▶ **DIRECTION**
Make an exact copy of all the material below, apart from the pictures.

▶ **INFORMATION PROVIDED**
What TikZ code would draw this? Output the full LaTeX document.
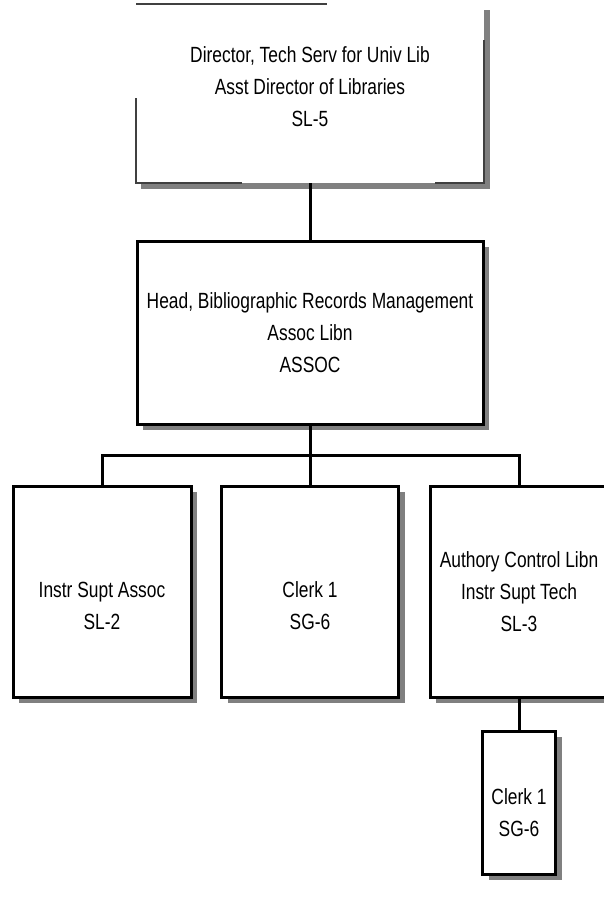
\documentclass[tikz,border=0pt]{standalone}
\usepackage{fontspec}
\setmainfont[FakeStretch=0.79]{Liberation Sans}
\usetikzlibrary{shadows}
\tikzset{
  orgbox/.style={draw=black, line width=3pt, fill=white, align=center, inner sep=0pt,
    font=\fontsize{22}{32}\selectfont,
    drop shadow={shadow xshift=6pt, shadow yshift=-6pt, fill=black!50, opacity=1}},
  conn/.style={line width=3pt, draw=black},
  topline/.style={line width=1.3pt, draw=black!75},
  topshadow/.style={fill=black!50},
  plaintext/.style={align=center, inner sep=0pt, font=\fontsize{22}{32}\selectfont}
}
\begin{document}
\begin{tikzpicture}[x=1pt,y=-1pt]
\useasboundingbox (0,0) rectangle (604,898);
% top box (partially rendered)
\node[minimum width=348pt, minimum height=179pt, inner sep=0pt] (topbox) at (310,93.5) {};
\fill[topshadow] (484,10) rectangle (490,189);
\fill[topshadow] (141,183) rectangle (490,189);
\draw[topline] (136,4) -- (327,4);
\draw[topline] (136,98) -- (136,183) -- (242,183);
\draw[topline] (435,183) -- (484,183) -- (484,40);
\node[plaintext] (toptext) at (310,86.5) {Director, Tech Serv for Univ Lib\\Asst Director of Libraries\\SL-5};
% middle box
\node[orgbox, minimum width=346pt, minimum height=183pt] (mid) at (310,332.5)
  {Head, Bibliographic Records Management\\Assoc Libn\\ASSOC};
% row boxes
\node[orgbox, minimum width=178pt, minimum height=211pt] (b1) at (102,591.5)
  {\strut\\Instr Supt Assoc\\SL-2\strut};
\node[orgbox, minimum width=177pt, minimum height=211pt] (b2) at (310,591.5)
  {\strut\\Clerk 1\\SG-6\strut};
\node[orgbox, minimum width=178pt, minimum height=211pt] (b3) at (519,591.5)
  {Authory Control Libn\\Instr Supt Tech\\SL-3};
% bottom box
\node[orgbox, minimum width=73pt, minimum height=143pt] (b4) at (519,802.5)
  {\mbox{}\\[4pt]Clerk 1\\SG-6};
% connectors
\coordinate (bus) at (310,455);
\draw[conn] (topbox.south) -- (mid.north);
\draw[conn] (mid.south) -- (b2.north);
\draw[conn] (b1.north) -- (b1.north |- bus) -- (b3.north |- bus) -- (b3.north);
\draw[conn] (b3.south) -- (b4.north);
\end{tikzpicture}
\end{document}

▶ **EXPECTED OUTPUT**
What TikZ code would draw this? Output the full LaTeX document.
\documentclass[tikz,border=0pt]{standalone}
\usepackage{fontspec}
\setmainfont[FakeStretch=0.79]{Liberation Sans}
\usetikzlibrary{shadows}
\tikzset{
  orgbox/.style={draw=black, line width=3pt, fill=white, align=center, inner sep=0pt,
    font=\fontsize{22}{32}\selectfont,
    drop shadow={shadow xshift=6pt, shadow yshift=-6pt, fill=black!50, opacity=1}},
  conn/.style={line width=3pt, draw=black},
  topline/.style={line width=1.3pt, draw=black!75},
  topshadow/.style={fill=black!50},
  plaintext/.style={align=center, inner sep=0pt, font=\fontsize{22}{32}\selectfont}
}
\begin{document}
\begin{tikzpicture}[x=1pt,y=-1pt]
\useasboundingbox (0,0) rectangle (604,898);
% top box (partially rendered)
\node[minimum width=348pt, minimum height=179pt, inner sep=0pt] (topbox) at (310,93.5) {};
\fill[topshadow] (484,10) rectangle (490,189);
\fill[topshadow] (141,183) rectangle (490,189);
\draw[topline] (136,4) -- (327,4);
\draw[topline] (136,98) -- (136,183) -- (242,183);
\draw[topline] (435,183) -- (484,183) -- (484,40);
\node[plaintext] (toptext) at (310,86.5) {Director, Tech Serv for Univ Lib\\Asst Director of Libraries\\SL-5};
% middle box
\node[orgbox, minimum width=346pt, minimum height=183pt] (mid) at (310,332.5)
  {Head, Bibliographic Records Management\\Assoc Libn\\ASSOC};
% row boxes
\node[orgbox, minimum width=178pt, minimum height=211pt] (b1) at (102,591.5)
  {\strut\\Instr Supt Assoc\\SL-2\strut};
\node[orgbox, minimum width=177pt, minimum height=211pt] (b2) at (310,591.5)
  {\strut\\Clerk 1\\SG-6\strut};
\node[orgbox, minimum width=178pt, minimum height=211pt] (b3) at (519,591.5)
  {Authory Control Libn\\Instr Supt Tech\\SL-3};
% bottom box
\node[orgbox, minimum width=73pt, minimum height=143pt] (b4) at (519,802.5)
  {\mbox{}\\[4pt]Clerk 1\\SG-6};
% connectors
\coordinate (bus) at (310,455);
\draw[conn] (topbox.south) -- (mid.north);
\draw[conn] (mid.south) -- (b2.north);
\draw[conn] (b1.north) -- (b1.north |- bus) -- (b3.north |- bus) -- (b3.north);
\draw[conn] (b3.south) -- (b4.north);
\end{tikzpicture}
\end{document}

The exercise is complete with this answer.